Rayner in debate on the House floor this week made a flip comment about when children enjoy the full protection of constitutional rights — the Supreme Court has ruled they can be overruled for children when there’s a compelling state interest — and she invoked her own childhood.

“I grew up in a household where my mama told me that until I paid some bills at her house, I didn’t really have any First Amendment rights,” Rayner said on the floor.

That prompted scorn not only for Rayner, but her mother, who died last May. Today, she read some of those comments on the floor.

‘Your mother sucks.’

‘Your mother was wrong.’

‘It's deplorable that you're speaking of your dead mother.’

‘Your mother was stupid.’

“And I had to respond, ‘well, thank you for your input,’” Rayner recounts.

Of note, critics of the legislation include LGBTQ+ activists.
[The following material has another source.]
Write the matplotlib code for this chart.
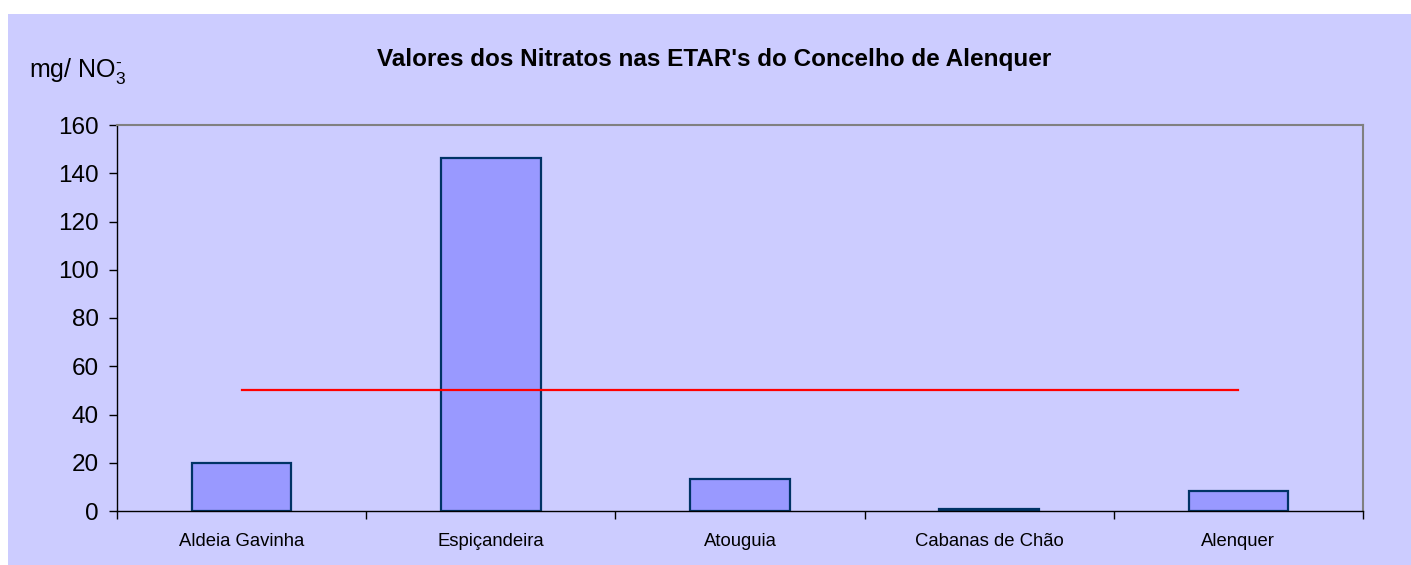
import numpy as np
import matplotlib.pyplot as plt
from matplotlib.patches import Rectangle

plt.rcParams['font.family'] = ['Liberation Sans', 'DejaVu Sans']
plt.rcParams['mathtext.fontset'] = 'custom'
plt.rcParams['mathtext.rm'] = 'Liberation Sans'
plt.rcParams['mathtext.it'] = 'Liberation Sans:italic'

# dados
etar = ['Aldeia Gavinha', 'Espiçandeira', 'Atouguia', 'Cabanas de Chão', 'Alenquer']
nitratos = [20, 146.3, 13.3, 1, 8.3]
limite = [50, 50, 50, 50, 50]
yticks = [0, 20, 40, 60, 80, 100, 120, 140, 160]

fundo = '#CCCCFF'

fig = plt.figure(figsize=(14.11, 5.65), dpi=100)
fig.patch.set_facecolor('white')
fundo_rect = Rectangle((8 / 1411, 0), 1 - 8 / 1411, 1 - 14 / 565,
                       transform=fig.transFigure, facecolor=fundo,
                       edgecolor='none', zorder=-10)
fig.add_artist(fundo_rect)

ax = fig.add_axes([117 / 1411, 1 - 511 / 565, (1363 - 117) / 1411, (511 - 125) / 565])
ax.set_facecolor(fundo)

x = np.arange(len(etar))
ax.bar(x, nitratos, width=0.4, color='#9999FF', edgecolor='#003366', linewidth=1.6, zorder=2)
ax.plot(x, limite, color='#FF0000', linewidth=1.6, zorder=3)

ax.set_xlim(-0.5, len(etar) - 0.5)
ax.set_ylim(0, 160)
ax.set_yticks(yticks)
ax.tick_params(axis='y', labelsize=17.5, length=6, width=1, direction='out', pad=7)

ax.set_xticks(x)
ax.set_xticklabels(etar, fontsize=13.3)
ax.set_xticks(np.arange(-0.5, len(etar), 1), minor=True)
ax.tick_params(axis='x', which='major', length=0, pad=16)
ax.tick_params(axis='x', which='minor', length=6, width=1, direction='out')

for s in ['left', 'bottom']:
    ax.spines[s].set_color('black')
    ax.spines[s].set_linewidth(1)
for s in ['top', 'right']:
    ax.spines[s].set_color('#808080')
    ax.spines[s].set_linewidth(1.5)

fig.text(714 / 1411, 1 - 60 / 565, "Valores dos Nitratos nas ETAR's do Concelho de Alenquer",
         ha='center', va='center', fontsize=17.5, fontweight='bold')
fig.text(29 / 1411, 1 - 77 / 565, r'mg/ NO$_3^{\text{-}}$', ha='left', va='baseline', fontsize=18)

fig.savefig('out.png', dpi=100, facecolor=fig.get_facecolor())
Maxx Fenning, executive director of PRISM Florida, testified at a committee hearing on January 17 that the bill could restrict youth from accessing valuable sexual health resources.

“We know the kind of content that members of this Legislature find to be inappropriate for minors,” Fenning said, “and oftentimes, that includes LGBTQ+ content and purely educational content about things like sexual health, their identities and the real world around them.”

Rayner, though, said the ills of social media outweigh the positives. She said it’s important to remember that companies behind platforms ultimately care more about mining data than building welcoming communities and will choose to improve the bottom line over preserving mental health every time.

“I have to be clear with you they are doing it on the backs of our children and they don't care,” Rayner said. “These companies are aware of their addictive design and deceptive patterns with autoplay and infinite scroll, and they often use updates to increase the addictiveness.”

She also specifically cited tragedies impacting LGBTQ+ that stemmed from social media. Those included the death of Tyler Clementi, a gay Rutgers freshman who died by suicide after a roommate live-streamed video of him having sex with another man and posted it on Twitter.

More to the point with youth, she told the story of Rebecca Sedwick, a Florida 12-year-old who died by suicide following cyberbullying, and of Channing Smith, a Tennessee teenager outed as bisexual when friends shared private text messages online who also died by suicide.

“I want you to look at their parents and say that the First Amendment's and that judicial scrutiny is more important than their child's life,” Rayner said. “I want you to look in their face and say, ‘Well, you know, because we don't really know, we don't really understand, we're just not going to act because your child's life is not that important.

“The fight for our children. The fight to protect them on social media is a fight that I will take every day and twice on Sundays.”